Interpretations of the axioms

(~ does not mean equal, probably at best isomorphic)

1.

  • M1 ~ subclass of FRBR Manifestation (every copy is identical) (not an *arbitrary* Manifestation)
  • Content property ~ either a Manifestation property or composition of an Expression property with 'realizes'
  • M* ~ FRBR Collection of Manifestation (also a Manifestation), if dynamic aspects don't matter; alternatively, FRBR Expression (performance), if they do
  • has reading ~ is; or (Collection) has part; or (Expression) is embodied in; or some combination (e.g. blog with multiple posts).

See FRBR

  • M1 a subset of M*, each basic-content-property a subproperty of corresponding content-property

2.

  • M1 ~ TimBL 'fixed resource', see Generic Resources (not interpretable as 'representation' since the identity of a representation is its bits and fixed resources have "phlogiston" - provenance or whatever)
  • Content property ~ something that makes sense applied to a fixed resource, such as "has occurrence of string"
  • M* ~ TimBL 'information resource' or more likely only some well-behaved subclass ("cool" info-resources?)
  • has reading ~ sort of like content-location. could include GET/200 for IRs that are 'on the web', but would have to be defined in some other way for IRs that are not 'on the web'. (Remember that 'on the web' is not an ontological category but rather only an accident of deployment.) Another possibility: could involve multiple GETs, say for transcluded object. TBD.
  • M1 a subset of M*

The trouble with real web pages is their inherent unpredictability; whether a response is 'authorized' for a request is totally at the whim of the URI owner. I guess this makes them like performances. The prediction idea only works well with cool pages, the ones whose Manifestations are all embodiments (or parts of embodiments, or embodiments of parts) of the same Expression. But those are the only ones people are currently writing metadata about.

Not 'representations'

Here are reasons why 'read' yields an M1 (~ 'fixed resource') instead of a 'representation' (content + content-type)

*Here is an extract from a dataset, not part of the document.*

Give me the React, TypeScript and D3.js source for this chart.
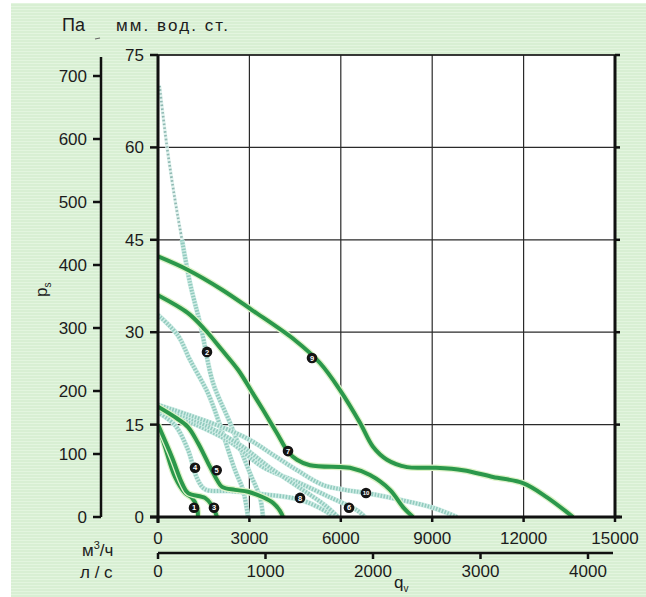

  1. TimBL insists that representations are defined by their bits, so are vulnerable to coincidences (no provenance), but we need provenance ("phlogiston")
  2. TimBL insists, and webarch implies, that 'representation' and 'information resource' are disjoint as classes, and we need things that are similar so that we can apply metadata properties to both without forming an unnatural union type to be the domain
  3. Content-location: is a nice comparison, and it seems to relate information-resources, not IR/representation
  4. Maps to FRBR more naturally than does 'representation'

What you have to accept in this view is the possibility of an anonymous 'fixed resource' (usually not the same as the subject of the HTTP exchange) being transmitted in a message - not just a 'representation'. The advantage is the uniform treatment of metadata properties in the two cases.

In the end it's hard to figure out why the distinction makes a difference, but it seems important to many people. The trick of using fixed resources instead of representations seems one that can make everyone happy.

Examples

If we interpret 'read' as GET, then <U> dc:creator "Joe" means that future reads of <U> will yield a fixedresource (not a representation) with dc:creator "Joe" - even if different fixedresources are returned on different GETs. This allows applicability of metadata in spite of change of format, i.e. transfer of metadata from one document to another.